The competition, in which she took fourth place, was a bitter-sweet experience.
“There are some really good points about it and some really crappy bits.
"I didn’t realise how much they used the death of my dad as a story and I had some backlash from that but it was genuinely what had happened.
"He hadn’t been dead a year and they knew how to push my buttons, which was quite difficult to get over.”
But there were advantages to appearing in the talent show, too.
“The things that I’ve done since I left X Factor are just what dreams are made of,” she admitted.
“There’s no way on this earth that I would’ve ended up as a leading lady in the West End if it hadn’t been for X Factor.
“Simon Cowell, whether you love him or hate him, does give people that opportunity,” she acknowledged.
“There have only been two people in my career who have given me that kind of opportunity – one was Simon Cowell and the other is Bill Kenwright and I thank them from the bottom of my heart.”
Such is the dramatic power and cultural impact of Blood Brothers that Niki is just one in a long line of illustrious leading ladies who have relished the challenge of donning the care-worn smile and crossover pinny to play Mrs Johnstone.
These include Barbara Dickson (who originated the role), Kiki Dee, Stephanie Lawrence, Petula Clark, Carole King and four different Nolan sisters – Bernie, Linda, Denise and Maureen.
Many of them have also reprised the role several times over the years.
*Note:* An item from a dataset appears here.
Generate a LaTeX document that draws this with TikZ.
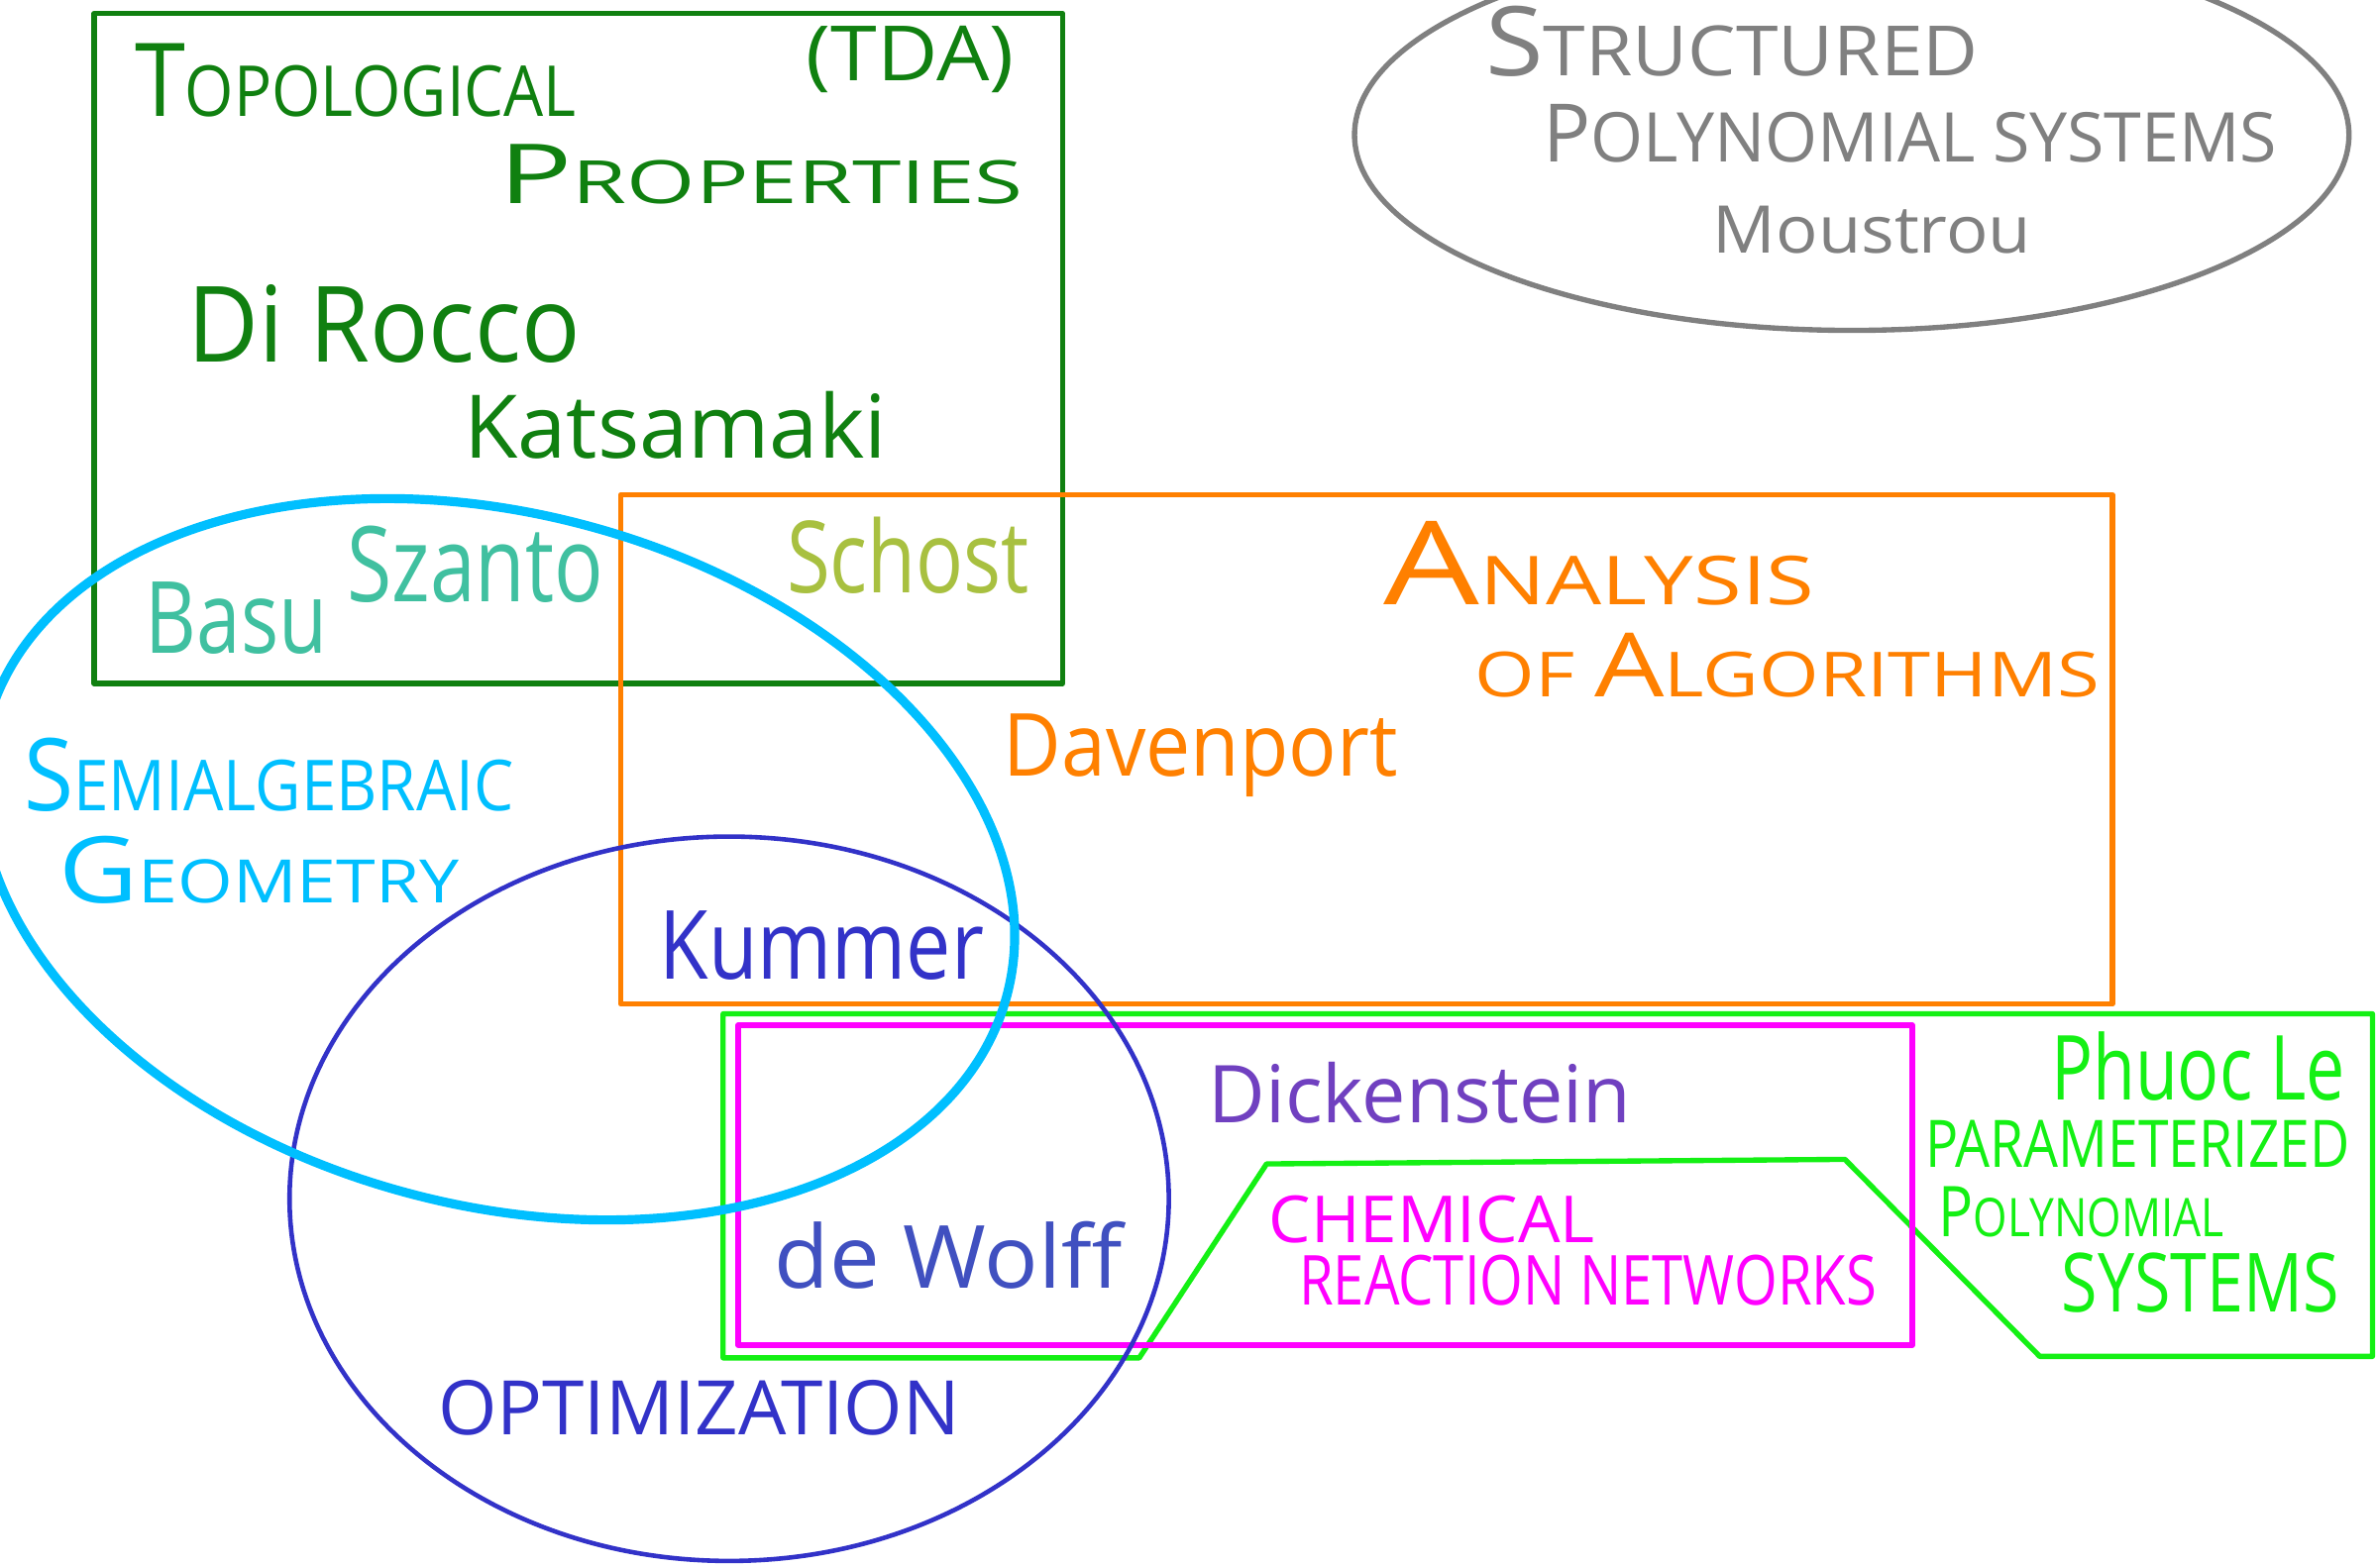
\documentclass[tikz,border=0pt]{standalone}
\usepackage{fontspec}
\setmainfont{Open Sans}
\usepackage{graphicx}
\definecolor{dgreen}{RGB}{16,128,16}
\definecolor{ggray}{RGB}{128,128,128}
\definecolor{orng}{RGB}{255,128,0}
\definecolor{cyn}{RGB}{0,191,255}
\definecolor{indg}{RGB}{50,50,200}
\definecolor{mgnt}{RGB}{255,0,255}
\definecolor{lgreen}{RGB}{20,240,20}
\definecolor{teal2}{RGB}{64,192,160}
\definecolor{olive2}{RGB}{168,192,64}
\definecolor{purp}{RGB}{112,64,192}
\definecolor{dwblue}{RGB}{64,80,192}
% \hw{width}{height}{text}
\newcommand\hw[3]{\resizebox{#1pt}{#2pt}{#3}}
% \sk{ratio}{first}{rest}: hand small caps
\newcommand\sk[3]{#2\scalebox{#1}{#3}}
\begin{document}
\begin{tikzpicture}[x=1pt,y=1pt,
  txt/.style={inner sep=0pt, outer sep=0pt, anchor=base west},
  frame/.style={line width=3.5pt, line join=round}]
\useasboundingbox (0,0) rectangle (1568,-1034);
% shapes
\draw[frame, dgreen] (62,-9) rectangle (701,-451);
\draw[frame, ggray] (1221.5,-89) ellipse [x radius=328, y radius=129];
\draw[frame, orng] (409.5,-326.5) rectangle (1393.5,-662.5);
\draw[frame, lgreen] (477,-669) -- (1565,-669) -- (1565,-895) -- (1345.5,-895)
   -- (1217,-765) -- (835.5,-768) -- (751.5,-896) -- (477,-896) -- cycle;
\draw[frame, mgnt] (487,-676.5) rectangle (1261.5,-887.5);
\draw[line width=3pt, indg] (481,-791) ellipse [x radius=290, y radius=239];
\draw[line width=6pt, cyn, rotate around={-15:(328,-567)}] (328,-567) ellipse [x radius=348, y radius=228];
% texts
\node[txt, dgreen] (topo) at (89,-77) {\hw{291}{48}{\sk{0.69}{T}{OPOLOGICAL}}};
\node[inner sep=0pt, dgreen] (tda) at (600.5,-39) {\resizebox*{137pt}{44pt}{(TDA)}};
\node[txt, dgreen] (prop) at (329,-134) {\hw{346}{39}{\sk{0.72}{P}{ROPERTIES}}};
\node[txt, dgreen] (dirocco) at (124,-239) {\hw{259}{51}{Di Rocco}};
\node[txt, dgreen] (kats) at (306,-302) {\hw{279}{44}{Katsamaki}};
\node[txt, teal2] (basu) at (96,-431) {\hw{120}{47}{Basu}};
\node[txt, teal2] (szanto) at (229,-397) {\hw{169}{50}{Szanto}};
\node[txt, olive2] (schost) at (519,-391) {\hw{160}{50}{Schost}};
\node[txt, ggray] (struct) at (980,-50) {\hw{325}{46}{\sk{0.72}{S}{TRUCTURED}}};
\node[txt, ggray] (polsys) at (1018,-107) {\hw{484}{38}{\sk{0.85}{P}{OLYNOMIAL SYSTEMS}}};
\node[txt, ggray] (moustrou) at (1130,-167) {\hw{210}{31}{Moustrou}};
\node[txt, orng] (analysis) at (913,-399) {\hw{284}{55}{\sk{0.58}{A}{NALYSIS}}};
\node[txt, orng] (ofalg) at (973,-460) {\hw{412}{42}{\scalebox{0.7}{OF }\sk{0.7}{A}{LGORITHMS}}};
\node[txt, orng] (davenport) at (662,-512) {\hw{260}{41}{Davenport}};
\node[txt, cyn] (semialg) at (16,-535) {\hw{323}{48}{\sk{0.7}{S}{EMIALGEBRAIC}}};
\node[txt, cyn] (geom) at (39,-596) {\hw{264}{44}{\sk{0.65}{G}{EOMETRY}}};
\node[txt, indg] (kummer) at (435,-646) {\hw{214}{45}{Kummer}};
\node[txt, dwblue] (dewolff) at (511,-850) {\hw{229}{44}{de Wolff}};
\node[txt, indg] (optim) at (289,-947) {\hw{344}{36}{OPTIMIZATION}};
\node[txt, purp] (dicken) at (797,-741) {\hw{279}{40}{Dickenstein}};
\node[txt, mgnt] (chem) at (837,-820) {\hw{215}{31}{CHEMICAL}};
\node[txt, mgnt] (reac) at (857,-861) {\hw{381}{33}{REACTION NETWORKS}};
\node[txt, lgreen] (phuoc) at (1353,-726) {\hw{194}{45}{Phuoc Le}};
\node[txt, lgreen] (param) at (1270,-770) {\hw{280}{31}{PARAMETERIZED}};
\node[txt, lgreen] (polyg) at (1279,-816) {\hw{188}{33}{\sk{0.76}{P}{OLYNOMIAL}}};
\node[txt, lgreen] (systg) at (1360,-866) {\hw{183}{39}{SYSTEMS}};
\end{tikzpicture}
\end{document}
This comes as no surprise to Niki.
“Mrs Johnstone is such a fantastic, strong character.
"Once you’ve played her she never leaves you, she’s always with you.”
Playing one of the most memorable roles in musical theatre has fuelled Niki’s ambition to try her hand at some others.
“There are loads of roles that I’d love to have a go at,” she enthused.
“The Killer Queen in We Will Rock You, Donna in Mamma Mia! And The Lady of the Lake in Spamalot.”
Nevertheless, she harbours no desires to return to the bright lights of London and the West End.
“I don’t really like London and I’m not a West End Wendy. I’m not a diva, I’m a working-class mum – and proud of it as well.”
For the present time, though, Niki is completely committed to Blood Brothers, in which she is contracted until the end of April.
Her passion is being rewarded with rave reviews from the critics, too, who are praising her ‘standout performance’ and ‘exceptionally emotional vocal delivery that reaches even the farthest corners of the auditorium’.
Niki’s response was characteristically modest and matter-of-fact.
“Like I said, I want the audience to go away feeling like I did when I saw Lyn Paul do it.”